Editorial: A Full-Time Campus Needs a Full-Time Chancellor

    With the haggis undergoing its first incision, and the bagpipes blasting, Chancellor Marye Anne Fox snuck out through the back door. Fox was at the John Muir College honor society induction late last week, where she gave a speech about excellence and quality — big on rhetoric, small on specifics — before absconding.

    Chances are Fox did not leave to attend a meeting of one the many corporate and nonprofit boards on which she sits.

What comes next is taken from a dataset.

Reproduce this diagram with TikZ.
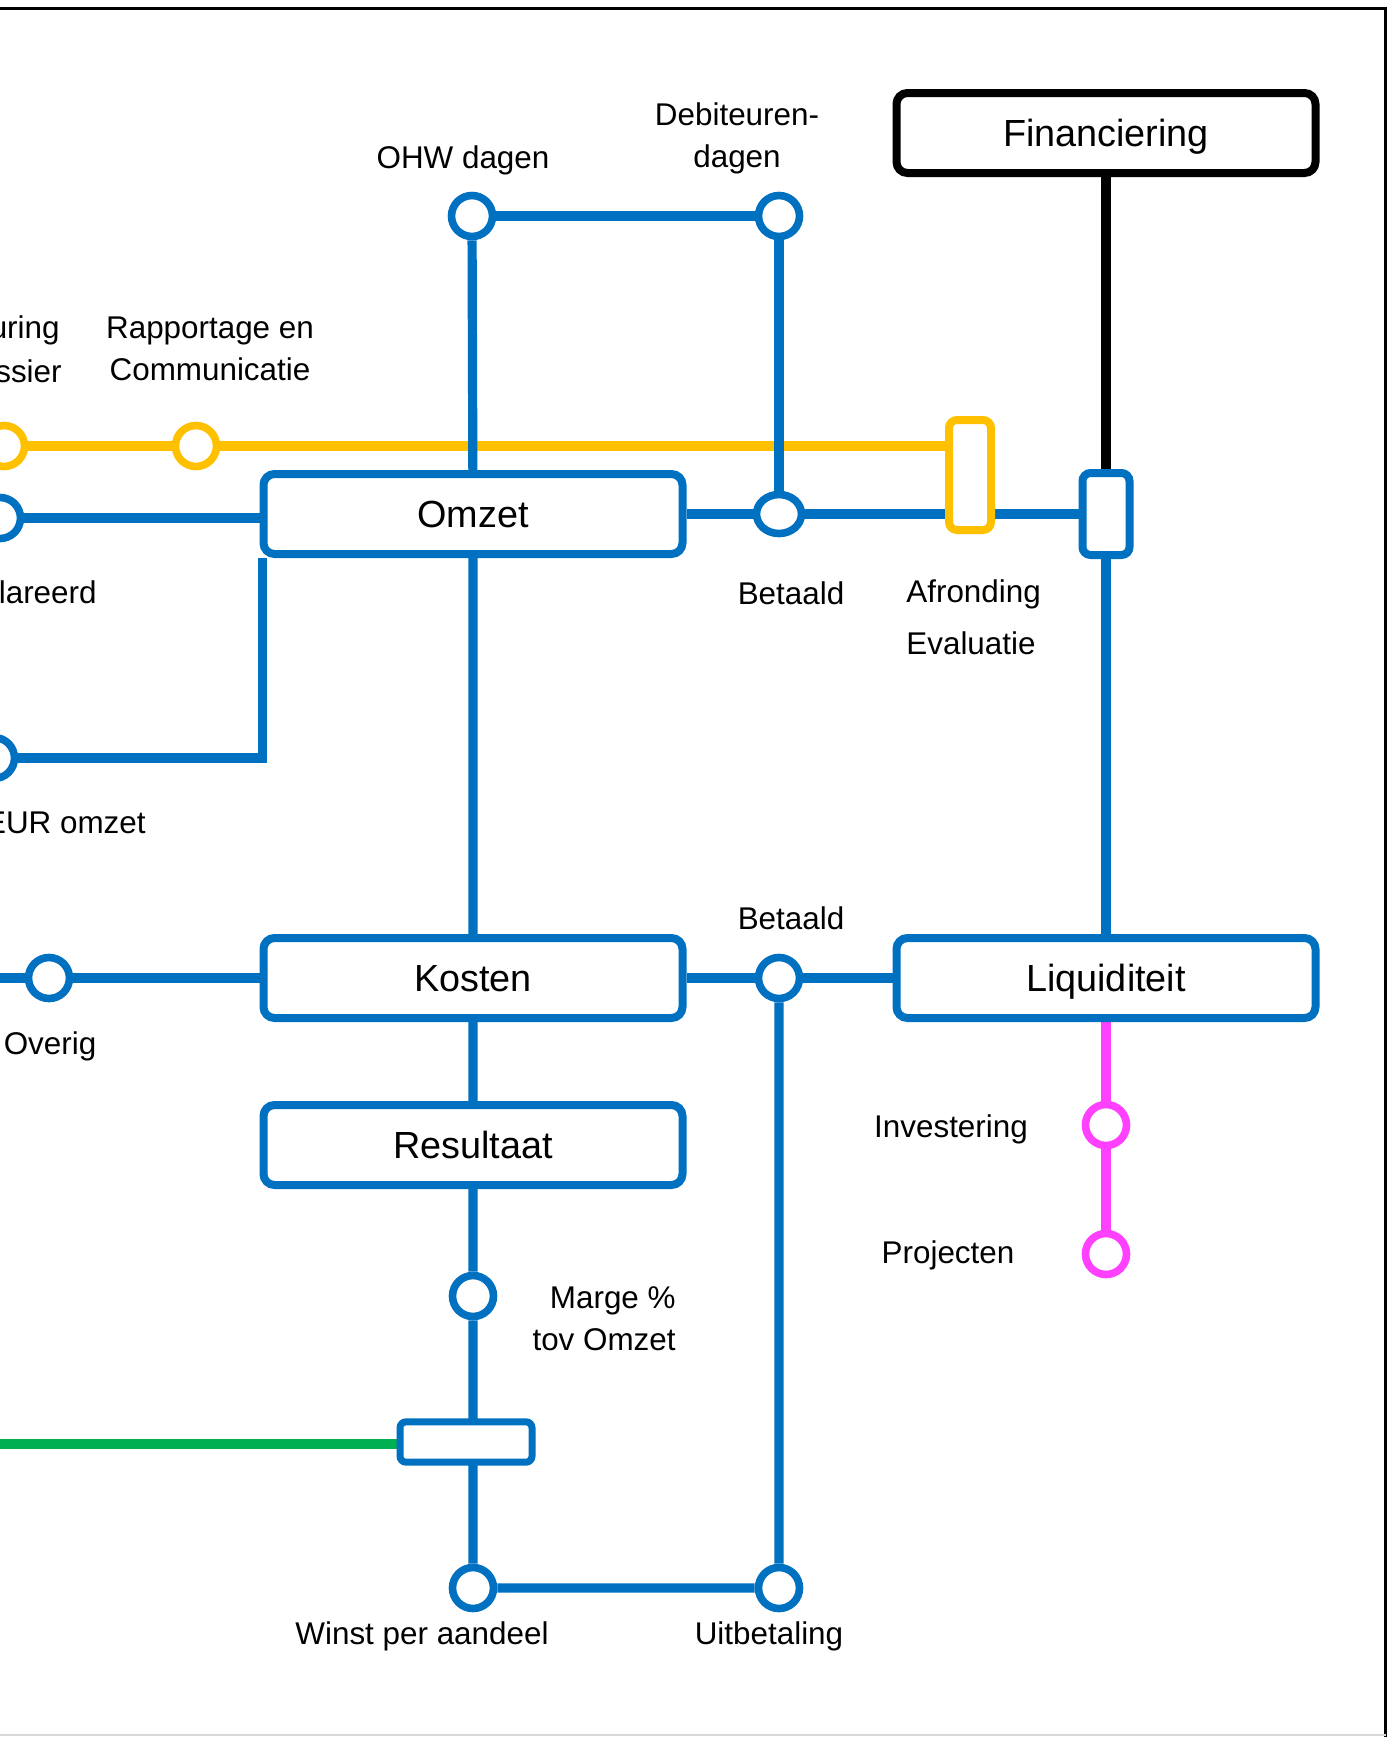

But the same can’t be said of more than 180 other hours over the past year that she spent attending to business — but not the university’s business.

    As the San Diego Union-Tribune reported last week, Fox spent her first year at UCSD serving as a director of 10 corporations and nonprofits, more than all other UC chancellors and most university heads. During the same time, she received compensation from these groups rivaling her UCSD salary of $359,000, raising serious questions about Fox’s fiduciary commitment to the university and the potential for conflicts of interest.

    “Employee members of the university community are expected to devote primary professional allegiance to the university and to the mission of teaching, research and public service,” the UC Board of Regents announced in a new “statement on ethical values” last month, a statement Fox herself sent to the rest of campus’ employees.

    Quite presciently, the statement concluded: “Outside professional activities, personal financial interests or acceptance of benefits from third parties can create actual or perceived conflicts between the university’s mission and an individual’s private interests.”

    There is no doubt that Fox’s moonlighting creates just such a perception. As part of her compensation, Fox has accumulated more than $1 million in stocks, including stock in companies that may compete with the university for grants or bid to license faculty inventions.

    For example, Fox is a director of both a medical device developer and a clinical research company; at the same time, she is privy to UCSD research in the same fields through a variety of institutional review boards that must approve faculty projects and have access to proprietary information about them. Her dual roles represent the very appearance of a conflict of interest the new university policy aims to avoid.

    So far, the explanation offered has been woefully inadequate. Through her work, administrators have argued, Fox has helped the university increase collaboration with the corporate world.

    However, UCSD’s success in commercializing new inventions long predates Fox’s arrival; in any case establishing public-private partnerships is the job of the university’s technology transfer office, not the chancellor. Nor is it likely that Fox receives much real-world insight by listening in on a couple of hours of teleconferences each month, which is largely the extent of the responsibility of a corporate director.

    The fact is if the university was truly interested in bringing a corporate culture to campus, it could have picked a new chancellor who actually worked in the private sector, like UC President Robert C. Dynes, who spent many years as a renowned physicist at Bell Labs. Fox, by contrast, is a life-long academic.

    Sadly, the university’s tight-lipped handling of the current controversy isn’t surprising. Since her arrival last year, Fox has been plagued by a series of scandals, from unreported compensation to controversy surrounding University House, the mansion she was supposed to live in. In all instances, the university has responded with righteous indignation, suggesting that UCSD is lucky to have Fox, at any cost. Too little has been done to provoke an honest and thoughtful debate about the chancellor’s role, and her responsibilities.

    This culture of entitlement must come to an end. Fox competed against other qualified candidates, many of whom could likely do as fine a job without insisting on having 10 others. It’s time for our chancellor to decide if she is ready to provide UCSD with the full-time leader it deserves.